Saturday, June 24, 2006

Industry steels itself for lower prices

The current boom in steel profits is at risk from oversupply starting next year, and the market is already discounting something of a slowdown, industry bankers warned Wednesday at a steel conference in Manhattan.

The steel industry "is unique in its ability to destroy capital," James Tumulty, vice president and head of high-yield trading at Raymond James, said at the conference co-sponsored by American Metal Market and World Steel Dynamics.

The industry's proclivity toward overproduction has caused prices to collapse and has resulted in 43 separate steel market meltdowns, destroying company balance sheets in the process, Tumulty said. He warned that irresponsible producers developing new capacity could hurt the industry again.

Tumulty's particular concern was that any new capacity developed would be viewed negatively by investors, as it would likely cause softer prices.

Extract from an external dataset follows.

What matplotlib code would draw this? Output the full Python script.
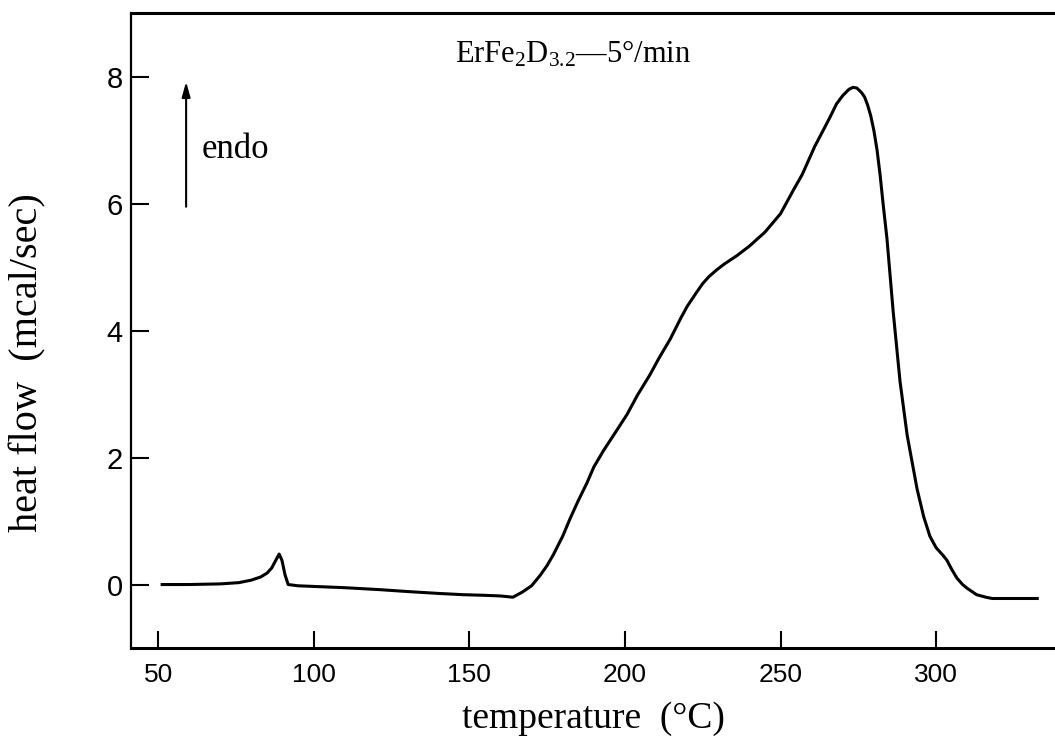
import matplotlib
matplotlib.use("Agg")
import matplotlib.pyplot as plt

# DSC trace
temperature = [51.3, 60, 70, 76, 80, 83, 85, 86.5, 87.8, 88.9, 89.8, 90.8, 91.8,
               95, 100, 110, 121, 130, 140, 148, 155, 160, 164, 167, 170, 172.7,
               175, 177, 180, 182.4, 185, 187.8, 190, 193, 197, 200.7, 204, 208,
               211, 214.5, 218, 220, 223, 225, 227, 229.6, 232, 236, 240, 245,
               250, 254, 257, 261, 264, 266, 268, 270, 272, 273.3, 274.5, 276,
               277, 278, 279, 280, 281, 282, 283, 284.2, 286.2, 288.4, 290.7,
               293.9, 296, 298, 300, 302.2, 303.5, 305, 306.7, 308.5, 310, 313,
               316, 318, 325, 332.5]
heat_flow = [0.0, 0.0, 0.01, 0.03, 0.07, 0.12, 0.18, 0.26, 0.38, 0.48, 0.38, 0.15, 0.0,
             -0.02, -0.03, -0.05, -0.08, -0.11, -0.14, -0.16, -0.17, -0.18, -0.20, -0.12, -0.02, 0.14,
             0.30, 0.47, 0.76, 1.04, 1.32, 1.60, 1.85, 2.10, 2.40, 2.68, 2.98, 3.30,
             3.57, 3.86, 4.20, 4.38, 4.60, 4.74, 4.85, 4.96, 5.05, 5.18, 5.33, 5.55,
             5.84, 6.20, 6.46, 6.90, 7.18, 7.37, 7.57, 7.70, 7.80, 7.83, 7.82, 7.75,
             7.68, 7.55, 7.38, 7.15, 6.85, 6.45, 5.98, 5.45, 4.30, 3.20, 2.35,
             1.50, 1.07, 0.76, 0.58, 0.46, 0.38, 0.24, 0.10, 0.00, -0.06, -0.16,
             -0.20, -0.22, -0.22, -0.22]

xticks = [50, 100, 150, 200, 250, 300]
yticks = [0, 2, 4, 6, 8]

plt.rcParams['mathtext.fontset'] = 'custom'
plt.rcParams['mathtext.rm'] = 'Liberation Serif'
plt.rcParams['mathtext.it'] = 'Liberation Serif:italic'

serif = ['Liberation Serif', 'DejaVu Serif']
sans = ['Liberation Sans', 'DejaVu Sans']

fig = plt.figure(figsize=(10.55, 7.47), dpi=100)
ax = fig.add_axes([0.1242, 0.1325, 0.8758, 0.850])

ax.plot(temperature, heat_flow, color='black', lw=2.2, solid_joinstyle='round')

ax.set_xlim(41.3, 338.2)
ax.set_ylim(-1.0, 9.0)
ax.set_xticks(xticks)
ax.set_yticks(yticks)

ax.spines['right'].set_visible(False)
ax.spines['left'].set_linewidth(1.6)
ax.spines['bottom'].set_linewidth(2.2)
ax.spines['top'].set_linewidth(2.2)

ax.tick_params(axis='x', direction='in', length=12.5, width=1.5, pad=11,
               top=False, labelsize=19)
ax.tick_params(axis='y', direction='in', length=13, width=1.5, pad=6,
               right=False, labelsize=21)
for lab in ax.get_xticklabels() + ax.get_yticklabels():
    lab.set_family(sans)

ax.set_xlabel('temperature  (°C)', family=serif, fontsize=27, labelpad=10)
ax.set_ylabel('heat flow  (mcal/sec)', family=serif, fontsize=29)
ax.yaxis.set_label_coords(-0.092, 0.45)

ax.text(145.4, 8.22, 'ErFe$_2$D$_{3.2}$—5°/min', family=serif, fontsize=22,
        ha='left', va='baseline')

ax.annotate('', xy=(59, 7.92), xytext=(59, 5.95),
            arrowprops=dict(arrowstyle='-|>,head_length=0.9,head_width=0.25',
                            color='black', lw=1.5, shrinkA=0, shrinkB=0))
ax.text(64.1, 6.72, 'endo', family=serif, fontsize=25, ha='left', va='baseline')

fig.savefig('out.png', dpi=100)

Others noted increased capacity coming out of China. The message to producers such as U.S. Steel, Mittal Steel, Commercial Metals and Nucor was clear: Don't flood the market.

Bondholders were crushed by past cycles of boom, then bust, and "if you are shareholders of a steel company that's not making real money in this market, you are in a perilous position," Tumulty said. His point is that the lack of profits at this stage in the economic cycle is a sign of serious problems in a sector in which investors are sitting on big gains since January 2003, even after recent weakness.

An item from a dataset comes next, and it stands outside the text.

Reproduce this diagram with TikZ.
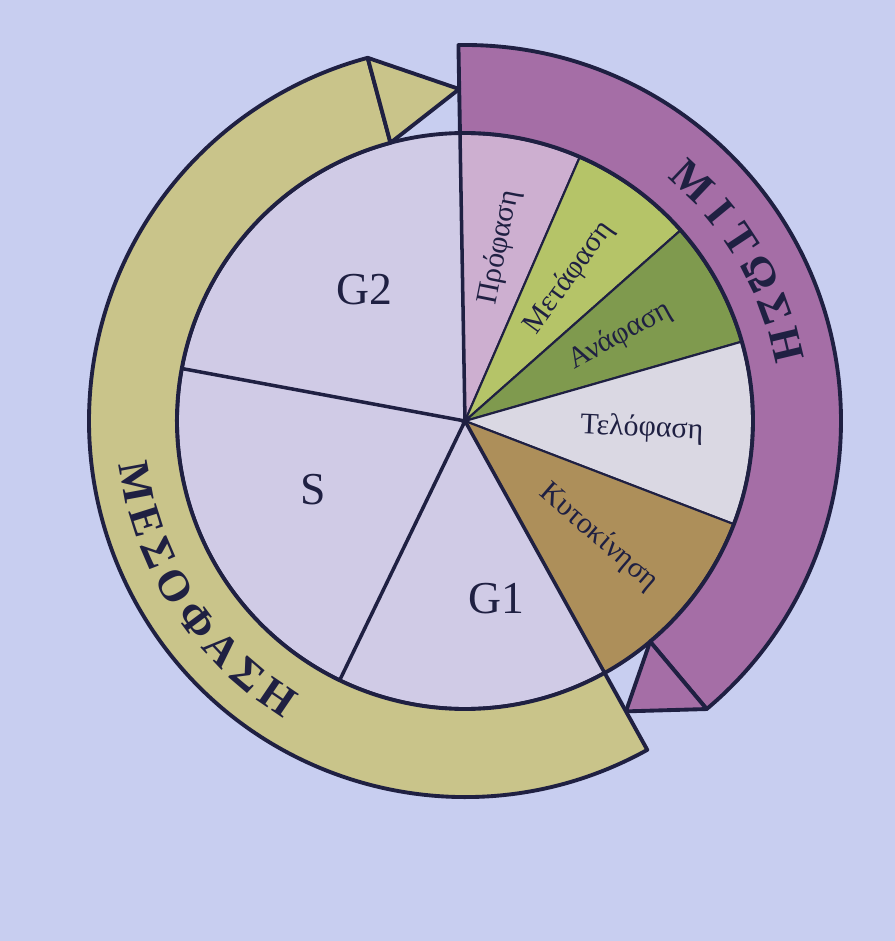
\documentclass[tikz,border=0pt]{standalone}
\usepackage{fontspec}
\setmainfont{Liberation Serif}
\usepackage{xcolor}
\definecolor{pagebg}{HTML}{C8CEF0}
\definecolor{cellbg}{HTML}{D0CBE6}
\definecolor{ink}{HTML}{1F2042}
\definecolor{prophase}{HTML}{CDAFD0}
\definecolor{metaphase}{HTML}{B5C468}
\definecolor{anaphase}{HTML}{7F9A4E}
\definecolor{telophase}{HTML}{DAD8E3}
\definecolor{cyto}{HTML}{AD8F5A}
\definecolor{mitosis}{HTML}{A56EA6}
\definecolor{interphase}{HTML}{C9C48A}
\tikzset{sect/.style={draw=ink,line width=0.6pt},
  band/.style={draw=ink,line width=1.1pt,line join=round},
  spoke/.style={draw=ink,line width=1pt},
  phase/.style={font=\fontsize{8.5}{10}\selectfont,text=ink,inner sep=0pt},
  stage/.style={font=\fontsize{13}{15}\selectfont,text=ink},
  caps/.style={font=\bfseries\fontsize{12.5}{15}\selectfont,text=ink,inner sep=0pt}}

\begin{document}
\begin{tikzpicture}[>=stealth]
    \useasboundingbox (-4.65,-5.20) rectangle (4.30,4.21);
    \fill[pagebg] (-4.65,-5.20) rectangle (4.30,4.21);
    \coordinate (o) at (0,0);

    % cell and phases of mitosis
    \fill[cellbg] (o) circle (2.88);
    \foreach \a/\b/\c/\t [count=\i] in {91/66.5/prophase/Πρόφαση,
        66.5/41.5/metaphase/Μετάφαση, 41.5/16/anaphase/Ανάφαση,
        16/-21/telophase/Τελόφαση, -21/-61/cyto/Κυτοκίνηση}
    {
        \filldraw[sect,fill=\c] (o) -- (\a:2.88) arc (\a:\b:2.88) -- cycle;
        \node[phase,rotate={(\a+\b)/2}] (ph\i) at ({(\a+\b)/2}:1.77) {\t};
    }
    \draw[spoke] (o) -- (91:2.88);
    \draw[spoke] (o) -- (169.5:2.88);
    \draw[spoke] (o) -- (-115.8:2.88);
    \draw[spoke] (o) -- (-61:2.88);
    \draw[band] (o) circle (2.88);

    \node[stage] (g2) at (127.4:1.65) {G2};
    \node[stage] (s) at (204.4:1.67) {S};
    \node[stage] (g1) at (-79.8:1.80) {G1};

    % mitosis band
    \draw[band,fill=mitosis] (91:2.88) -- (91:3.76) arc (91:-50:3.76)
        -- (-50:2.88) arc (-50:91:2.88) -- cycle;
    \draw[band,fill=mitosis] (-50:3.76) -- (-61:3.32) -- (-50:2.88) -- cycle;

    % interphase band
    \draw[band,fill=interphase] (-61:2.88) -- (-61:3.76) arc (-61:-255:3.76)
        -- (-255:2.88) arc (-255:-61:2.88) -- cycle;
    \draw[band,fill=interphase] (-255:3.76) -- (-269:3.32) -- (-255:2.88) -- cycle;

    % band titles
    \foreach \l/\a [count=\i] in {Μ/46.5,Ι/39.4,Τ/33.4,Ω/26.6,Σ/19.9,Η/13.4}
        \node[caps,rotate=\a-90] (mt\i) at (\a:3.30) {\l};
    \foreach \l/\a [count=\i] in {Μ/190.5,Ε/197.5,Σ/203.3,Ο/209.6,Φ/216.6,Α/223.2,Σ/229.5,Η/235.8}
        \node[caps,rotate=\a+90] (ms\i) at (\a:3.34) {\l};
\end{tikzpicture}
\end{document}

The trader didn't spotlight any company in particular, although Wheeling Pittsburgh Steel clearly springs to mind.

Whether the increased steel output will be enough to swamp the market remains an open question, but it looks like the market is already pricing in something of a slowdown for 2007.

"Next year's [price-to-earnings] multiples are higher than this year's, which suggests lower profitability going forward," said Spiro Youakim, managing director of metals and mining banking at Citigroup. A growing company would typically have lower P/E multiples in future years compared to the current period.

"Keep in mind that steel is a cyclical business," said Robert Miller, managing director at Miller Mathis & Co., a New York-based specialty investment bank. "The bottom can look very ugly." He cautioned investors and steel industry managers on the dangers of becoming too exuberant at the top of a business cycle.

Although the cyclicality of the steel business is ever present, the good news is the trend toward consolidation, with the top five steel companies taking a 50% market share by 2011, says Dieter Hoeppli, managing director at UBS Securities.

The mining sector, which has already seen mass consolidation, now trades at six to seven times projected earnings before interest and taxes (EBIT) vs. 4.7 times for the steel industry, Hoeppli notes. He expects multiples to move up as steel companies continue to buy each other, which means higher stock prices for any given level of earnings. It also means that holders of steel company stocks will benefit more when steel prices increase.

It was just such upside potential that Citigroup's Youakim was concerned about losing when he warned producers against hedging. He noted that gold miners had increasingly shied away from the futures market because it capped potential earnings gains when metals prices rose.
Fuzzy futures

Such comments can't be music to the ears of Neil Banks, director of exchange development at the London Metal Exchange (LME). In an interview with TheStreet.com Tuesday evening, he acknowledged that any potential exchange-traded futures contract could be at least 18 months off.

The first part of the LME's plan is to have specialty metals publication Platts develop pricing sources, through which reference data points can be compiled, Banks says. He expects it will take through year-end before anything can be published.

"The biggest challenge is ensuring enough data providers," which would be followed by a further 12 months during which the reference points would be published, he explains. That means that any prospect of a traded steel-hedging product is at least 18 months away, which is probably still too soon for Mittal CEO Lakshmi Mittal.

However, others are more optimistic about the prospects for a steel contract in the short term. "There's enough momentum that the market has now passed the point of no return," said Robert Levin, senior vice president of research at the New York Mercantile Exchange, which is currently investigating the possibility of a steel contract of its own.